Changing association between schooling levels and HIV-1 infection over 11 years in a rural population cohort in south-west Uganda


Damien de Walque, Development Research Group, The World Bank, 1818 H Street, NW, Washington, DC 20433, USA. Tel.: +1-202 473 2517; Fax: +1-202 522 1154; E-mail: (corresponding author).
Jessica S. Nakiyingi-Miiro, MRC/UVRI Uganda Research Unit on AIDS, Uganda Virus Research Institute, PO Box 49, Entebbe, Uganda. Tel.: +256 41 320272; Fax: +256 41 321137; E-mail:,
June Busingye, HIV and AIDS Division, World Health Organization, Uganda, PO Box 24578, Kampala, Uganda. Tel.: +256 41 335500; E-mail:
James A. G. Whitworth, London School of Hygiene and Tropical Medicine, Keppel Street, London WC1E 7HT, UK. Tel.: +44 20 7299 4722; Fax: +44 20 7299 4632; E-mail:


Background  Previous studies have found that in Africa, a greater risk of HIV infection is often found in groups with higher educational attainment. However, some serial cross-sectional studies have found greater reductions in HIV prevalence among more educated groups, especially in cohorts of young adults. More recent studies have found some instances where higher schooling levels are associated with lower HIV prevalence.

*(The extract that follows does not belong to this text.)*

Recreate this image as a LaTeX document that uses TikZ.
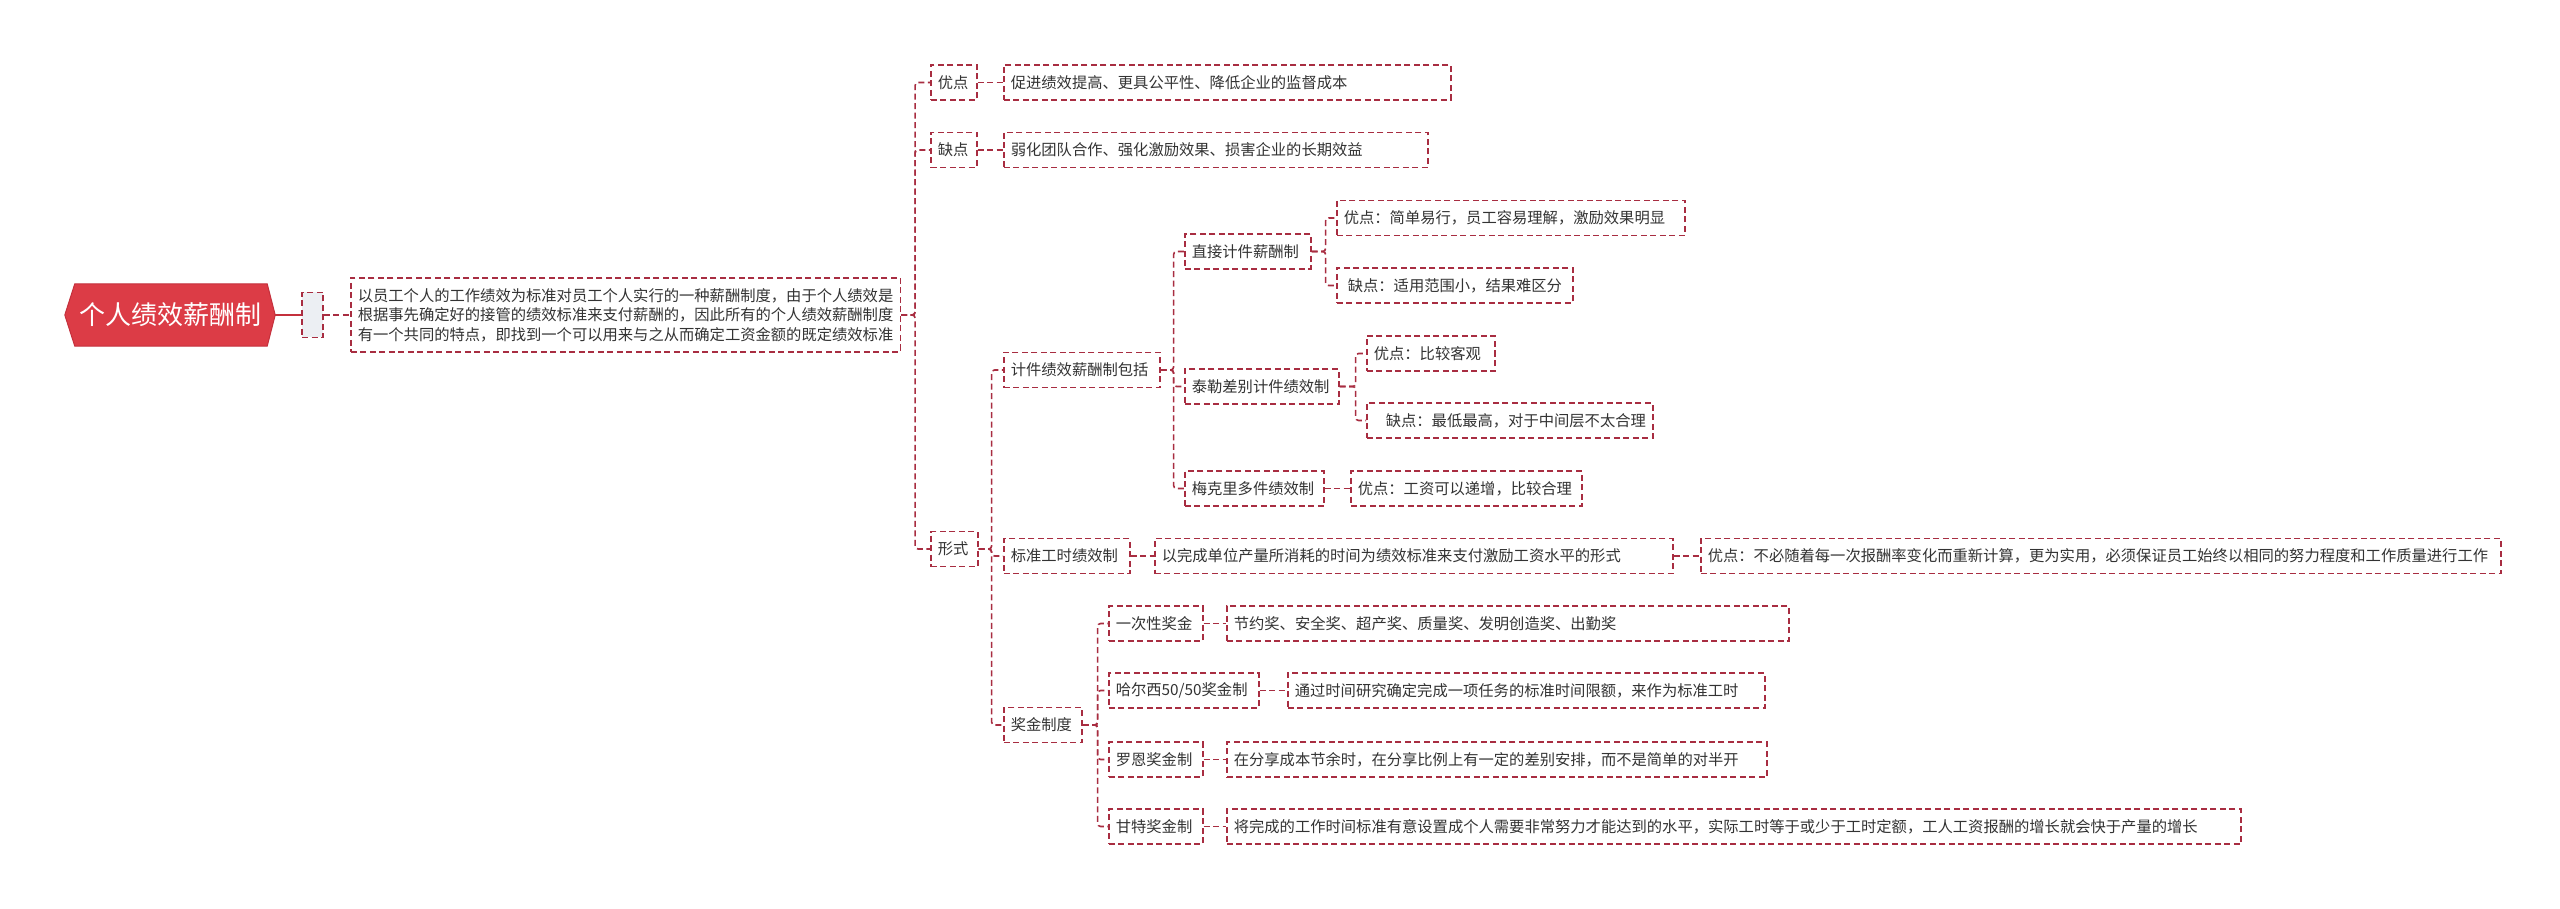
\documentclass[tikz,border=0pt]{standalone}
\usepackage{fontspec}
\setmainfont{Noto Sans CJK SC}
\usetikzlibrary{backgrounds}
\definecolor{lc}{RGB}{168,45,65}
\definecolor{hexfill}{RGB}{220,60,70}
\definecolor{hexline}{RGB}{196,48,60}
\definecolor{tc}{RGB}{51,51,51}
\definecolor{gfill}{RGB}{236,239,243}
\newcommand\fs{\fontsize{15.3}{19.5}\selectfont}
\newcommand\lbx[2]{\makebox[#1pt][l]{#2}}
\begin{document}
\begin{tikzpicture}[x=1pt,y=-1pt,
 box/.style={draw=lc, line width=1.6pt, dash pattern=on 6pt off 3.5pt, minimum height=35pt, inner xsep=7pt, inner ysep=0pt, anchor=west, text=tc, font=\fs},
 conn/.style={draw=lc, line width=1.6pt, dash pattern=on 6pt off 3.5pt, rounded corners=3pt},
]
\useasboundingbox (0,0) rectangle (2560,909);
\begin{scope}[on background layer]
\fill[white] (0,0) rectangle (2560,909);
\end{scope}

% root
\node[font=\fontsize{26}{30}\selectfont, text=white, minimum width=210pt, minimum height=62pt, inner sep=0pt] (root) at (170,315) {个人绩效薪酬制};
\begin{scope}[on background layer]
\filldraw[fill=hexfill, draw=hexline, line width=1pt] (root.west) -- ([xshift=10pt]root.north west) -- ([xshift=-8pt]root.north east) -- (root.east) -- ([xshift=-8pt]root.south east) -- ([xshift=10pt]root.south west) -- cycle;
\end{scope}
\node[draw=lc, line width=1.6pt, dash pattern=on 6pt off 3.5pt, fill=gfill, minimum width=21pt, minimum height=45pt, inner sep=0pt] (g) at (312.5,315) {};
\node[box, align=left, minimum height=74pt, inner xsep=7pt] (desc) at (350,315) {以员工个人的工作绩效为标准对员工个人实行的一种薪酬制度，由于个人绩效是\\根据事先确定好的接管的绩效标准来支付薪酬的，因此所有的个人绩效薪酬制度\\有一个共同的特点，即找到一个可以用来与之从而确定工资金额的既定绩效标准};

% level 1
\node[box] (k1) at (930,82.5) {\lbx{32}{优点}};
\node[box] (l1) at (1003,82.5) {\lbx{433}{促进绩效提高、更具公平性、降低企业的监督成本}};
\node[box] (k2) at (930,150) {\lbx{32}{缺点}};
\node[box] (l2) at (1003,150) {\lbx{410}{弱化团队合作、强化激励效果、损害企业的长期效益}};
\node[box] (k3) at (930,549) {\lbx{33}{形式}};

% level 2
\node[box] (a1) at (1003,370) {\lbx{142}{计件绩效薪酬制包括}};
\node[box] (a2) at (1003,556) {\lbx{112}{标准工时绩效制}};
\node[box] (a3) at (1003,725) {\lbx{64}{奖金制度}};

% piece rate
\node[box] (b1) at (1184,251.5) {\lbx{112}{直接计件薪酬制}};
\node[box] (b2) at (1184,386.5) {\lbx{140}{泰勒差别计件绩效制}};
\node[box] (b3) at (1184,488.5) {\lbx{125}{梅克里多件绩效制}};
\node[box] (c1) at (1336,218) {\lbx{334}{优点：简单易行，员工容易理解，激励效果明显}};
\node[box] (c2) at (1336,285.5) {\lbx{222}{\hspace{4pt}缺点：适用范围小，结果难区分}};
\node[box] (c3) at (1366,353.5) {\lbx{114}{优点：比较客观}};
\node[box] (c4) at (1366,420.5) {\lbx{272}{\hspace{12pt}缺点：最低最高，对于中间层不太合理}};
\node[box] (c5) at (1350,488.5) {\lbx{217}{优点：工资可以递增，比较合理}};

% standard hour
\node[box] (d1) at (1154,556) {\lbx{504}{以完成单位产量所消耗的时间为绩效标准来支付激励工资水平的形式}};
\node[box] (d2) at (1700,556) {\lbx{786}{优点：不必随着每一次报酬率变化而重新计算，更为实用，必须保证员工始终以相同的努力程度和工作质量进行工作}};

% bonus
\node[box] (e1) at (1108,623.5) {\lbx{80}{一次性奖金}};
\node[box] (e2) at (1108,690.5) {\lbx{136}{哈尔西50/50奖金制}};
\node[box] (e3) at (1108,759.5) {\lbx{80}{罗恩奖金制}};
\node[box] (e4) at (1108,826.5) {\lbx{80}{甘特奖金制}};
\node[box] (f1) at (1226,623.5) {\lbx{548}{节约奖、安全奖、超产奖、质量奖、发明创造奖、出勤奖}};
\node[box] (f2) at (1287,690.5) {\lbx{463}{通过时间研究确定完成一项任务的标准时间限额，来作为标准工时}};
\node[box] (f3) at (1226,759.5) {\lbx{526}{在分享成本节余时，在分享比例上有一定的差别安排，而不是简单的对半开}};
\node[box] (f4) at (1226,826.5) {\lbx{1000}{将完成的工作时间标准有意设置成个人需要非常努力才能达到的水平，实际工时等于或少于工时定额，工人工资报酬的增长就会快于产量的增长}};

% connectors
\draw[hexline, line width=2pt] (root.east) -- (g.west);
\draw[conn] (g.east) -- (desc.west);
\foreach \c in {k1,k2,k3} \draw[conn] (desc.east) -- ++(14,0) |- (\c.west);
\draw[conn] (k1.east) -- (l1.west);
\draw[conn] (k2.east) -- (l2.west);
\foreach \c in {a1,a2,a3} \draw[conn] (k3.east) -- ++(13,0) |- (\c.west);
\foreach \c in {b1,b2,b3} \draw[conn] (a1.east) -- ++(13,0) |- (\c.west);
\foreach \c in {c1,c2} \draw[conn] (b1.east) -- ++(14,0) |- (\c.west);
\foreach \c in {c3,c4} \draw[conn] (b2.east) -- ++(16,0) |- (\c.west);
\draw[conn] (b3.east) -- (c5.west);
\draw[conn] (a2.east) -- (d1.west);
\draw[conn] (d1.east) -- (d2.west);
\foreach \c in {e1,e2,e3,e4} \draw[conn] (a3.east) -- ++(15,0) |- (\c.west);
\draw[conn] (e1.east) -- (f1.west);
\draw[conn] (e2.east) -- (f2.west);
\draw[conn] (e3.east) -- (f3.west);
\draw[conn] (e4.east) -- (f4.west);
\end{tikzpicture}
\end{document}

Methods  We describe changes in the association between schooling levels, HIV prevalence and condom use in a rural population-based cohort between 1989/1990 and 1999/2000, in Masaka District, Uganda.

Results  In 1989–1990, higher educational attainment was associated with higher risk of HIV-1 infection, especially among males, but once odds ratios are adjusted for age, no significant relation between schooling and HIV infection remains. In 1999–2000, there is, for females aged 18–29 years, a significant relationship between higher educational attainment and lower HIV prevalence, even after adjustment for age, gender, marital status and wealth (P for trend 0.01). Tests for interaction, significant for males and both genders combined, show that more schooling has been shifting towards an association with less HIV infection between 1989–1990 and 1999–2000, especially for young individuals. Condom use increased during the study period and this increase has been concentrated among more educated individuals.

Conclusions  These findings suggest that over a decade more educated young adults, especially females, have become more likely to respond to HIV/AIDS information and prevention campaigns by effectively reducing their sexual risk behaviour.